John Elway took off and began running. With the first down marker in sight Elway didn't do as most quarterbacks would do and slide to avoid the hit, he threw caution to the wind, left his feet, and went airborne. Elway was blindsided while in the air and spun around, leading to the nickname; “Helicopter.”
But, even though this may only go down in the books as an 8-yard rush and a first down, it was symbolically, much more than that. It showed the courage of man, who knew his career would eventually end, but was willing to put his body at risk to finally fulfill his lifelong goal, to win a Super Bowl.
1) David Tyree's Catch
As a Patriots fan nothing hurts me more than to see this play, but my own personal feelings aside, this is the single greatest play in NFL history. The Patriots with their historic offense, currently 18-0, took on the Cinderella story New York Giants who defeated the Buccaneers, Cowboys, and Packers all on the road to make it to Super Bowl XLII.
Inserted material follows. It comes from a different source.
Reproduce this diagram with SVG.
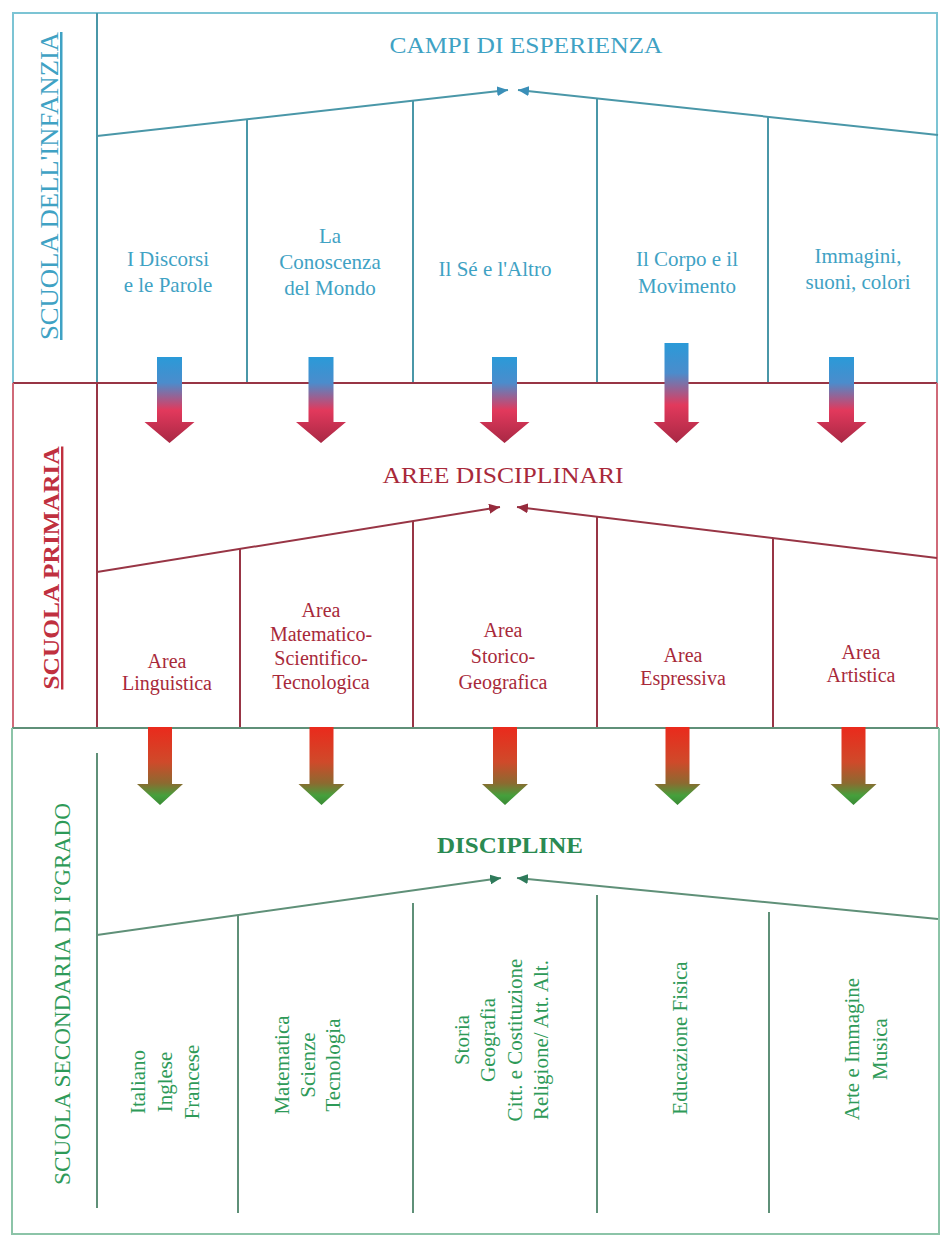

With 1:15 remaining in the game, the Giants were down 14-10. It was 3rd and 5, Eli Manning took the snap from center and rolled out. Somehow, Eli Manning eluded Patriot defenders and threw the ball 32 yards down field to a completely covered wide receiver, David Tyree.
Tyree leapt into the air, grabbed the ball, and pulled it down on top of his helmet while Patriots safety Rodney Harrison was slamming Tyree to the ground.
Eli Manning would later connect with Plaxico Burress on a touchdown pass to win the game and upset the Patriots.